10/4/2006
- What is the Dnghu Group?
- Why was the Dnghu Group created?
- Is the Dnghu Group a Corporation?
- Who are the members of the Dnghu Group?
- I want to help. How can I?
- How do I join the Dnghu Group?
- I am considering starting an Europaio project, can I?
- What is Europaio about?
- What is Europaio not about?
- This is the Europaio-based projects' central, so, why can't I find
a single page written in Europaio?
The Dnghu Group is a non-profit organization provisionally headquartered in Badajoz, Spain,
whose main aim is to provide EU citizens with a national language
to facilitate communication and trade.
The Dnghu Group was formed primarily to:
- provide a framework for open, collaborative language development
projects by supplying hardware, communication and business infrastructure;
- create an independent legal entity which can be funded by
public institutions and
private companies and individuals, and be assured that those resources
will be used for the public benefit and do not enrich its founders;
- provide a means for individual volunteers to be sheltered from
intellectual property violations and from legal suits directed
at the Foundation's projects; and,
- protect the 'Dnghu', 'Europaio' and 'Europaiom' brands, as
applied to language products, from being abused by other
individuals or organizations.
No. We have no legal status for the moment, our resources are privately funded. There is,
however, a private project aimed at providing a legal framework for the Group
being studied at present by a Foundation related to the regional Government of Extremadura.
Should they consider it a
valuable project, our future legal shape will be that of a private Foundation.
There are currently two founding members, María Teresa Batalla and Carlos Quiles, as well as
four permanent supporters,
two distinguished scholars of the Extremadura University, experts in
Library Science and Economics,
and two English philologists, one of them with English citizenship.
Well, you know better than us how you could collaborate with our projects. Are you a
software developer? a philologist? a server administrator? a politician? do you represent
a local or regional authority that would be interested in funding us? are you rich?...
Be it money or work, every help is indeed welcome, and we hope you can find enough opened
projects to
participate in.
If you are European and you could contribute in some special way to our projects, there is certainly a
job for you at Dnghu. There are no paid jobs, though. To work for us right now means to give
up a better job elsewhere and to dedicate yourself to the project for its future success alone,
without even a promise of being somehow rewarded if we succeed. If you
are still interested, please send us your curriculum vitae at
jobs@dnghu.org.
Yes. And no. You can do whatever you like with your time and money, while it doesn't
confront our legitimate rights over Dnghu, Europaio or Europaiom brands, as well
as our works' copyrights.

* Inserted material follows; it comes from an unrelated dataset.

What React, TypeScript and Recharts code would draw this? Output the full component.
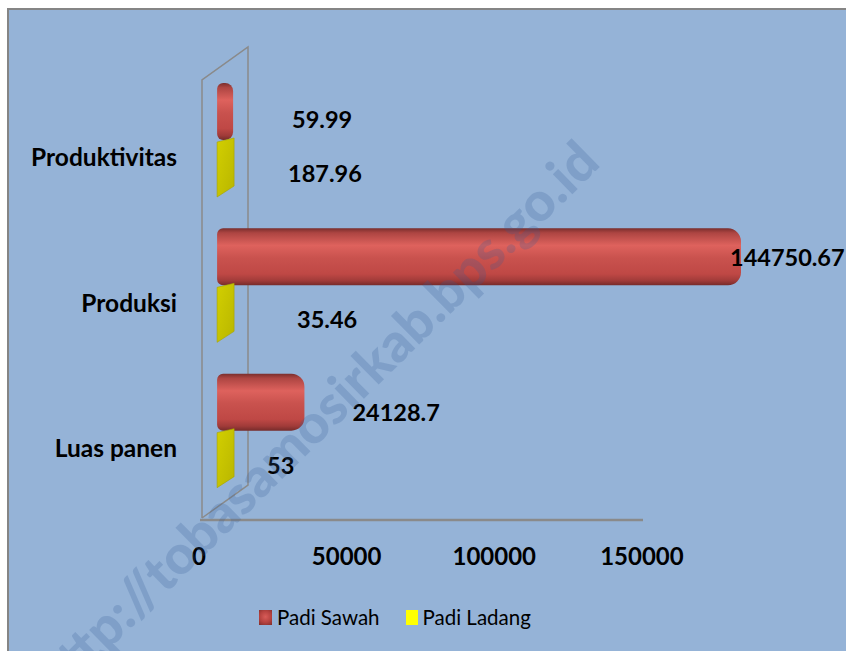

If yours will be a
project which follows our basic standards, and will not obtain illegitimate benefits
from our works, please consider helping us grow united, and
think about how difficult could it be for the Europaio language to be standardized
if our efforts
are split up in too many different projects; even though many of our contributors have
different ideas about Europaio and Dnghu, we all try to collaborate with each other to
succeed in our common objective. Nevertheless,
if you still want to develop your own independent project,
contact us if you think we would be interested
in supporting or otherwise helping you.
Europaio is the modern language based on an old language spoken by a prehistoric community,
which is usually called Indo-European or Indo-Germanic -among other, lesser used names- by
Indo-European (or IE) scholars. The Indo-European language we are referring to is the
immediate common ancestor to many of modern European languages. If Latin is the mother of
Romance languages, and (Proto-)Germanic that of the Germanic languages, then old Europaio
is the mother of Latin and Germanic, i.e., modern languages' grandmother. Modern Europaio is
thus a reconstruction based mainly on the common ancestor of the European languages, also called
Northern Dialects, which include Germanic, Latin, Celtic, Baltic or Slavic, but do not include
necessarily the Indo-Aryan or Iranian branches' features, for example.
Its main goal is to substitute present-day
linguae
francae from third parties
within Europe for a National Language which would be spoken by all as our own language.
Europaio is not about prehistoric
Indo-European studies. It is not about uniting Iranians, Indians and Europeans with the rest
of the Indo-European world against the other half. It is not about discovering the truth about
the European Homeland. It is not about substituting EU Member States'
regional or national languages.
And it is certainly
not about some invented Aryan or European race.
First and foremost, you wouldn't be able to understand it, and as this web site's main goal is
informing others about our projects, it wouldn't be very clever for us to write it in a
language only spoken by those who already know it.
And secondly, Europaio is not
still stable enough for us to write it here. We have provided some 'sandboxes' where
everybody can write and read each others' Europaio texts, so that we obtain a final stable output.
If we used Europaio in our writings, everybody would turn to us and our texts to support
their ideas about the grammatical rules and the vocabulary.
We want people and experts to develop the language freely, and to
discuss all the possibilities without our influence.
If we chose now to follow our rules without waiting for others' opinions,
they would become probably
unquestionably established standards in the future.